Receive whatever comes in a friendly way. It does not need to make logical sense. Intuition often speaks in pictures and metaphors that feel just right when you identify them. Stay with the sense of inner relief or recognition for a while, even if it is only a slight bit of new information. Whatever comes, this is only one shift; there will be many others. Linger for a few moments in this body-shift that has come from offering deep attention to your growth edge.

Ann Weiser Cornell shares:

“The knowing that comes through Focusing is often surprising, and operates from its own logic rather than following in a linear fashion from something previously known. Its signal can be an intensification or a releasing. It can also be a sense of flow, fresh air, opening, expansion, or the like.

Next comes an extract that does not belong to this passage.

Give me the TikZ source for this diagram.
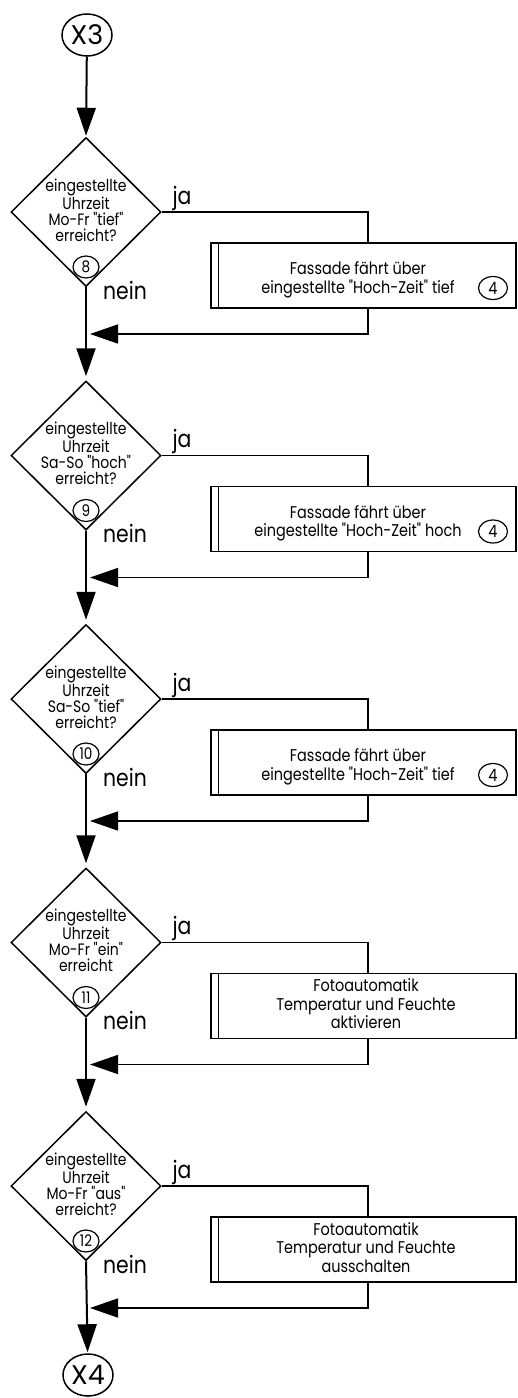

Tears are a strong confirmation: tears that have nothing to do with sadness, but rather with the rightness of the knowing–“truth tears.” In contrast, the body’s way of saying “No” is a feeling of something being “off,” an uneasiness, a wrongness, limitation, or contraction, or backing away.”

You may not always feel a body-shift. With focusing, the main aim is to spend time sensing into an unclear holistic body sense for a dedicated period of time. Emotional shifts come spontaneously when the time is right.

The Wisdom of the Body

Our bodies are wise. Our bodies perfectly reflect how we have lived our lives. Our bodies hold insights about what we need to be more fully ourselves. Our bodies also tell us about what has hurt us emotionally and how to heal it. Our bodies know which people around us bring out the best in us, and which do not. Our bodies know the right next step to take for our growth.

Focusing returns us to non-analytic knowing that connects us to our intuition. When we build a better relationship with our body we can heal a troubled emotional life. Focusing becomes an inner “compass” that points the way to the unique “medicine” we each need in order to emotionally heal.